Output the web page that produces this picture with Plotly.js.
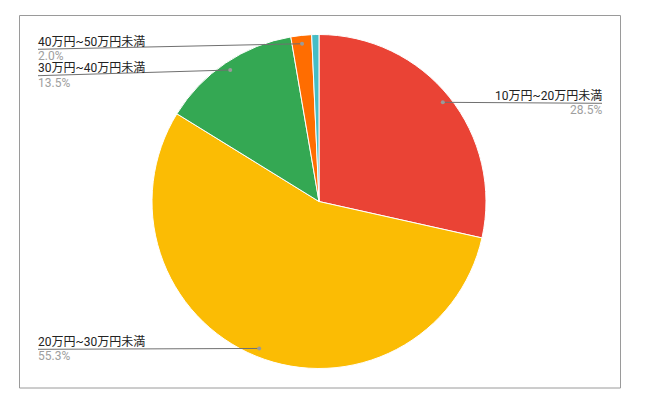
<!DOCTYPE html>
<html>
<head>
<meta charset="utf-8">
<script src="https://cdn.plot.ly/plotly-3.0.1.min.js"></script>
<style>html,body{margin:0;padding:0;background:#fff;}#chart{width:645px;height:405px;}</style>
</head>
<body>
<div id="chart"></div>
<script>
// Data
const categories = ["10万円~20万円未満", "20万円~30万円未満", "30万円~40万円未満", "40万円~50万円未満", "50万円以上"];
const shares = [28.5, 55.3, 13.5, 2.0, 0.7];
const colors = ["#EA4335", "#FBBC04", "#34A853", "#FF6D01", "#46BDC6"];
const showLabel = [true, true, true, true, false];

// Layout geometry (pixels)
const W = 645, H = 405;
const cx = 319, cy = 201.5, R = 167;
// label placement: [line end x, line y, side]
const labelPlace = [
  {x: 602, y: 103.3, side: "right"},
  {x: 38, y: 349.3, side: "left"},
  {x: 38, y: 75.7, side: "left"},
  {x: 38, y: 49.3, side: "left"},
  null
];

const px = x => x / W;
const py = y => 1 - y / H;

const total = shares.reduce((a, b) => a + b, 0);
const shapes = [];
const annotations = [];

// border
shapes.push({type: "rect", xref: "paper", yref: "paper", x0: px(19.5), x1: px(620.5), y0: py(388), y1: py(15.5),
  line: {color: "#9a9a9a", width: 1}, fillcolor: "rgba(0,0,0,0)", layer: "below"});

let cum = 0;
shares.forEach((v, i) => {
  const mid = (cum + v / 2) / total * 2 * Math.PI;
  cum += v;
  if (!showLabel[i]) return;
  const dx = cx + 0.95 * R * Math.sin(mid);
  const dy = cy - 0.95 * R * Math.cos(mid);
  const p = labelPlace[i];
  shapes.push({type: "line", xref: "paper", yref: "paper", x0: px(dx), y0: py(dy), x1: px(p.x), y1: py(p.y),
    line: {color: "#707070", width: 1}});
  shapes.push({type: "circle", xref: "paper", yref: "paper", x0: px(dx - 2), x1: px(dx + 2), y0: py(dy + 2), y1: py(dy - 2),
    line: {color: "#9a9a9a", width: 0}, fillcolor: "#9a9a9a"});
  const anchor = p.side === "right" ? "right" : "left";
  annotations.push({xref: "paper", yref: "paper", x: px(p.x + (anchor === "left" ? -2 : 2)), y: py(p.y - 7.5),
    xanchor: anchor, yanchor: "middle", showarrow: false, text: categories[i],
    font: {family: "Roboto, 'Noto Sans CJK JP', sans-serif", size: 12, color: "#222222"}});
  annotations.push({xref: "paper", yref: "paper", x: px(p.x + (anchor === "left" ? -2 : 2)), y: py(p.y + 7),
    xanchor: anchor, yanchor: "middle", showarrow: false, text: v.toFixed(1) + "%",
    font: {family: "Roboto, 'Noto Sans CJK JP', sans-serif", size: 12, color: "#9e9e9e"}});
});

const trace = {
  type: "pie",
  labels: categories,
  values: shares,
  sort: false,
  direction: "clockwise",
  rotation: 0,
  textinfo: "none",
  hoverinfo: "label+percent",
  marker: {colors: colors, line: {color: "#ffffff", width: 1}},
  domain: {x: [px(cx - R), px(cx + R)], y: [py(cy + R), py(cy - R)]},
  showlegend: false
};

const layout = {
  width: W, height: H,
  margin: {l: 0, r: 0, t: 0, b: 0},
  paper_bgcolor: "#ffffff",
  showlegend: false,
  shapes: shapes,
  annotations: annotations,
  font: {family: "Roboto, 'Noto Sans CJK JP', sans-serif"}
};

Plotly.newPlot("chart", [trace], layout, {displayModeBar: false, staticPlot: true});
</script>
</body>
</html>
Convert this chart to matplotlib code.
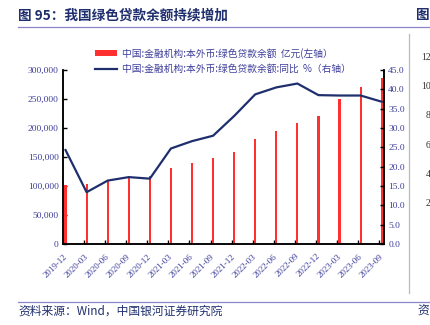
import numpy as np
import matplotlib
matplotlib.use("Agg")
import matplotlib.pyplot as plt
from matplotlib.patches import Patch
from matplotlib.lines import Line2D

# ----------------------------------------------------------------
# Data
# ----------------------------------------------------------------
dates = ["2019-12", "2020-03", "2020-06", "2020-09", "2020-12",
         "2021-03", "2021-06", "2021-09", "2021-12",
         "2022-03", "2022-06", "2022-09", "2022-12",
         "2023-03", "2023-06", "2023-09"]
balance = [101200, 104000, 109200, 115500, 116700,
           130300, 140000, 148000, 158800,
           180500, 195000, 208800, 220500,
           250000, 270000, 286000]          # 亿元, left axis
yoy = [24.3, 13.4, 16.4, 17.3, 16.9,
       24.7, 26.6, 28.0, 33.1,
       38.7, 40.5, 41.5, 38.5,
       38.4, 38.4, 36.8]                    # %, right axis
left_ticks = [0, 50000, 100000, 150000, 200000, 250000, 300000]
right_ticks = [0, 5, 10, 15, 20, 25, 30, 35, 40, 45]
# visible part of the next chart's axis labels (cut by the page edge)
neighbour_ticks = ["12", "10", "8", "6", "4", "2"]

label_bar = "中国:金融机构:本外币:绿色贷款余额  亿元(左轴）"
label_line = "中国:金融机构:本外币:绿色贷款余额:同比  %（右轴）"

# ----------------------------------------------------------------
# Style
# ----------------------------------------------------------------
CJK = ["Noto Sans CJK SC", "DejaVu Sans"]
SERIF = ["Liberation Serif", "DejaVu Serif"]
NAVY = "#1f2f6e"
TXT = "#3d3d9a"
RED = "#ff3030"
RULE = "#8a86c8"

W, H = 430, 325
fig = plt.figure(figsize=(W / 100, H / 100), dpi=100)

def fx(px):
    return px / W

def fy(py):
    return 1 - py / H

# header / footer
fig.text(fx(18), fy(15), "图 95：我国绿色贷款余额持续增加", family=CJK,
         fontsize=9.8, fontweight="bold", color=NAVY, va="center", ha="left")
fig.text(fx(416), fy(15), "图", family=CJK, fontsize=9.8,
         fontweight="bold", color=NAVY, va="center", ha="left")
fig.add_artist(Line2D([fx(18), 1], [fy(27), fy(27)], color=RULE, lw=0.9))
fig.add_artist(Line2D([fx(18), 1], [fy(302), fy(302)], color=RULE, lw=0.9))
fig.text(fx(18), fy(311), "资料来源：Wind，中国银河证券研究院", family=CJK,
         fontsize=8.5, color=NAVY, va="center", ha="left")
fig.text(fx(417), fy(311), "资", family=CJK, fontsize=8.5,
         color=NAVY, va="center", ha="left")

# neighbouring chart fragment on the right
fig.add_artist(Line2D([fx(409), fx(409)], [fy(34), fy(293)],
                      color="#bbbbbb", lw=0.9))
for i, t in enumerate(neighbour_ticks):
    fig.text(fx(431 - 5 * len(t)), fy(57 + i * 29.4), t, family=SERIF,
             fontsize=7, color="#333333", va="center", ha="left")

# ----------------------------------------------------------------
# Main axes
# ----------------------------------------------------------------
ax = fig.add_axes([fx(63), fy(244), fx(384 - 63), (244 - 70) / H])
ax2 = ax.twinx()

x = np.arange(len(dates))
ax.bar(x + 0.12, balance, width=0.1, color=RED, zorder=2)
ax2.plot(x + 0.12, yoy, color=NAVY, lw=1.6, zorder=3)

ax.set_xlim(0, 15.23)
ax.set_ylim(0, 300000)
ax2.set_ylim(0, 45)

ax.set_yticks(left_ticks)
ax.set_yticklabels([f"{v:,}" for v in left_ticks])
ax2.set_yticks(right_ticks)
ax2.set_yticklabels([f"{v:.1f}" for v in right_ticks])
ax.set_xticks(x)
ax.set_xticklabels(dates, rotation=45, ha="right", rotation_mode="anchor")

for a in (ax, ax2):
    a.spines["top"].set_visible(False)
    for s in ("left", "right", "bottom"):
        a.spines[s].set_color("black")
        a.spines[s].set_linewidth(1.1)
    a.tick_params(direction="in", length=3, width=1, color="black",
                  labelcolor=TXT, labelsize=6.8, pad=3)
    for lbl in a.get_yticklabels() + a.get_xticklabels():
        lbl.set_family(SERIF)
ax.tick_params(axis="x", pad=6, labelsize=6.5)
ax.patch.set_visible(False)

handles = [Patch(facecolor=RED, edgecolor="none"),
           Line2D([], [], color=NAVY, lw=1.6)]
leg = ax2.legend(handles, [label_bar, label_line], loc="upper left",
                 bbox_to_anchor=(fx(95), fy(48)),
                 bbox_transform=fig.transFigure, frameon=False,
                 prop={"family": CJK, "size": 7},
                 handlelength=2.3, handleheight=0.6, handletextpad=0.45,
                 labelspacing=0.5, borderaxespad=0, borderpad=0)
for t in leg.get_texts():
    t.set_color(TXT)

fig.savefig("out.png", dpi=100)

* * *

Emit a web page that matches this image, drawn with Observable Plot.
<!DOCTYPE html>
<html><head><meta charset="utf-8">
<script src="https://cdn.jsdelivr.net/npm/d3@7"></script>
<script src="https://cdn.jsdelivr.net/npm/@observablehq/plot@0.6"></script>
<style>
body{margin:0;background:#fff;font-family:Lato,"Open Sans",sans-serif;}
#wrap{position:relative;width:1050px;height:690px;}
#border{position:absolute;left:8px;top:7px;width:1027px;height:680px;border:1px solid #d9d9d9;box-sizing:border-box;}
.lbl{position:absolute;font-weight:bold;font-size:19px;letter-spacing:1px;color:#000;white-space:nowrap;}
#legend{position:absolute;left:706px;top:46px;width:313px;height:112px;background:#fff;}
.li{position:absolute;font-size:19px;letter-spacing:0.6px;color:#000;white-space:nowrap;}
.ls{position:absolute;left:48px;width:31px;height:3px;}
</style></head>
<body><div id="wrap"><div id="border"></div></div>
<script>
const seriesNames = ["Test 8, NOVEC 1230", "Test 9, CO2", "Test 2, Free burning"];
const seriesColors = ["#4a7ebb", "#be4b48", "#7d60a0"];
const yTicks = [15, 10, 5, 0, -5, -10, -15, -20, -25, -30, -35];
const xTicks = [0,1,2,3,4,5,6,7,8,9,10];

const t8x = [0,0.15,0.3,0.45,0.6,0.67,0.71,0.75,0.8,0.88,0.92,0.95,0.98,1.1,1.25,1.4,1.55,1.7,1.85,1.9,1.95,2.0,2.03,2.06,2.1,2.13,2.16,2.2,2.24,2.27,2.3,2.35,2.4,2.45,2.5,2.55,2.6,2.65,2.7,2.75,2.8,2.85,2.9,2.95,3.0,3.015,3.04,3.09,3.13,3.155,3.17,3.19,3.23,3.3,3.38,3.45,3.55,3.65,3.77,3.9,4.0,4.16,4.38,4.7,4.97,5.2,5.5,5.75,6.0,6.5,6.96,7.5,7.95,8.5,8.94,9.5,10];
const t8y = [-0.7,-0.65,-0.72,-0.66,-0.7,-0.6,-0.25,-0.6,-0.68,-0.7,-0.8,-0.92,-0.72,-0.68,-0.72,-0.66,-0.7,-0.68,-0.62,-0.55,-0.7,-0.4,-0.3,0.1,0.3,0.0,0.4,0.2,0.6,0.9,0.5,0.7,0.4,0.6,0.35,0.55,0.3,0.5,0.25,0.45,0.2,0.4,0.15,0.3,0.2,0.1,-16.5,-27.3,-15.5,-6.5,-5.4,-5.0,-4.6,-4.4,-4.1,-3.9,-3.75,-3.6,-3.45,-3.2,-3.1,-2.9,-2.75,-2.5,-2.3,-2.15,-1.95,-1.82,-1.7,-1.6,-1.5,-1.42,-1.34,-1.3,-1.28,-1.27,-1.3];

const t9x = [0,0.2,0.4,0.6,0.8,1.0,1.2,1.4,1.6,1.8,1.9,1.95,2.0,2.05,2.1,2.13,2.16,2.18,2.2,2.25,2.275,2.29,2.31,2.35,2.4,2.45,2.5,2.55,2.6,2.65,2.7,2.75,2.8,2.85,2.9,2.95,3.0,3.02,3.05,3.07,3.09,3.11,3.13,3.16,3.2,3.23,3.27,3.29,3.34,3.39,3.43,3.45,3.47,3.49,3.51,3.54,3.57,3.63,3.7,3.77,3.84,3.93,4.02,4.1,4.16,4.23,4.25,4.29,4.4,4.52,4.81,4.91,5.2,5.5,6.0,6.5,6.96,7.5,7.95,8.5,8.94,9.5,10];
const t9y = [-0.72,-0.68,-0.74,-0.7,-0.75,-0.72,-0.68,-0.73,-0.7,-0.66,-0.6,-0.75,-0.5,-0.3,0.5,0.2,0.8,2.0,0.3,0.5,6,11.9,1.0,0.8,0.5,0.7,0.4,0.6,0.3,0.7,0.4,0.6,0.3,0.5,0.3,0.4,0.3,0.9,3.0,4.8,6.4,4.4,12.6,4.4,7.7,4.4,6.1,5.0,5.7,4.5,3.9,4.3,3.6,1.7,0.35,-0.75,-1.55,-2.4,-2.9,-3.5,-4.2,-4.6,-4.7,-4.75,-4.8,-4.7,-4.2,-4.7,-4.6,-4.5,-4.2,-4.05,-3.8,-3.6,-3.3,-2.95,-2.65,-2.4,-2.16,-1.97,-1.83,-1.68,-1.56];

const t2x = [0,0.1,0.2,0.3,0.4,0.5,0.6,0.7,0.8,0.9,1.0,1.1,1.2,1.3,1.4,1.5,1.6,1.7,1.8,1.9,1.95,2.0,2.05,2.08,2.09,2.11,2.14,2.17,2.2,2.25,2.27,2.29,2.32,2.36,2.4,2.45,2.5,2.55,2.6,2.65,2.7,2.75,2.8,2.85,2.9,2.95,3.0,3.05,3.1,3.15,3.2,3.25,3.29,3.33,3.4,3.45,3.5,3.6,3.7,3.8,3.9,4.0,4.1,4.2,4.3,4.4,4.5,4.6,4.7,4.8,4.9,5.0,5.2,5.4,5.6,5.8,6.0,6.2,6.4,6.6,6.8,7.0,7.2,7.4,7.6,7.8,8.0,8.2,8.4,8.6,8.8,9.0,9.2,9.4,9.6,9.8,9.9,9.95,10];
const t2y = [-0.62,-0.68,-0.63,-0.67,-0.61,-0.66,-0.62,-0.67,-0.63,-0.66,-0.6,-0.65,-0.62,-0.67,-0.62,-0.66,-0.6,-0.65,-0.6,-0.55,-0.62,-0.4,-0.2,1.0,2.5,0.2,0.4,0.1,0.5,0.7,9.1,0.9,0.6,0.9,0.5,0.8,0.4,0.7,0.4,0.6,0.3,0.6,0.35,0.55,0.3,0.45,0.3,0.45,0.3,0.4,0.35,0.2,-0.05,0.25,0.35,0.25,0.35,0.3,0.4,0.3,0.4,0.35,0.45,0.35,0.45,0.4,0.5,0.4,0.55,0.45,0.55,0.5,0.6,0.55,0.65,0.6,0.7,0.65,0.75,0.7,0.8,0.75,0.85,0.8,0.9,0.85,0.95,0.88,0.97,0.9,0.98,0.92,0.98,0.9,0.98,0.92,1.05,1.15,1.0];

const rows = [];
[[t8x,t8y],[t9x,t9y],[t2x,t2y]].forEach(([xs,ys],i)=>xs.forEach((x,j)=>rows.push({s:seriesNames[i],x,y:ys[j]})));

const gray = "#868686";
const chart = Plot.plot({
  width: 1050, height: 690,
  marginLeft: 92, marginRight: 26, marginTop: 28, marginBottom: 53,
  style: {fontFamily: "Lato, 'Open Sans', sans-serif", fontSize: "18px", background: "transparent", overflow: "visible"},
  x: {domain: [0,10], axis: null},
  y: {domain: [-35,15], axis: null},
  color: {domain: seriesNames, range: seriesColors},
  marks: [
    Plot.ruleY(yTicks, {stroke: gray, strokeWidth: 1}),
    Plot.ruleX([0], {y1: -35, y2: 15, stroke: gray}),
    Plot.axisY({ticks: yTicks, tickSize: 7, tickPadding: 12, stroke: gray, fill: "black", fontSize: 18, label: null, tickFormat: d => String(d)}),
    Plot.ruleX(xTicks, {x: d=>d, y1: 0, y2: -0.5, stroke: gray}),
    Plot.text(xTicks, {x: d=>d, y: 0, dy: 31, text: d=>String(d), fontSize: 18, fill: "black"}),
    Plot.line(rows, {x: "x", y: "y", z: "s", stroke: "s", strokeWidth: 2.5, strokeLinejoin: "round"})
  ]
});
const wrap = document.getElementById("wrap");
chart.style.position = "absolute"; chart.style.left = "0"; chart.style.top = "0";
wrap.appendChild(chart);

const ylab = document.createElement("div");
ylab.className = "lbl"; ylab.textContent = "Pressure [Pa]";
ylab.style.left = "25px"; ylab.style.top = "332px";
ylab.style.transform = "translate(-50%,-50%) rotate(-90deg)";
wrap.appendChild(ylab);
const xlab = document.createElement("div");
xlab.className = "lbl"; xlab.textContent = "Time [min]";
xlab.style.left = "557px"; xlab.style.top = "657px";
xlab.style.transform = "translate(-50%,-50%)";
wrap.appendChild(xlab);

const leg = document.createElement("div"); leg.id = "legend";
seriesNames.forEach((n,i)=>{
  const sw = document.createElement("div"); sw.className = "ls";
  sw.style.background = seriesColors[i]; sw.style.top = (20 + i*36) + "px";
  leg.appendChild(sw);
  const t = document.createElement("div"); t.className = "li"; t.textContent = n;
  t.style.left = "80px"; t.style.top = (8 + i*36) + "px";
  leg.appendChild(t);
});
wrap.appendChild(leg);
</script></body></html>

The exercise: In the listing above, find the line containing "Output the web" and the line containing "const showLabel = [true, true, true, true, false];", then output those two lines and everything between them exactly as written, without the images.

Solution for this problem:
Output the web page that produces this picture with Plotly.js.
<!DOCTYPE html>
<html>
<head>
<meta charset="utf-8">
<script src="https://cdn.plot.ly/plotly-3.0.1.min.js"></script>
<style>html,body{margin:0;padding:0;background:#fff;}#chart{width:645px;height:405px;}</style>
</head>
<body>
<div id="chart"></div>
<script>
// Data
const categories = ["10万円~20万円未満", "20万円~30万円未満", "30万円~40万円未満", "40万円~50万円未満", "50万円以上"];
const shares = [28.5, 55.3, 13.5, 2.0, 0.7];
const colors = ["#EA4335", "#FBBC04", "#34A853", "#FF6D01", "#46BDC6"];
const showLabel = [true, true, true, true, false];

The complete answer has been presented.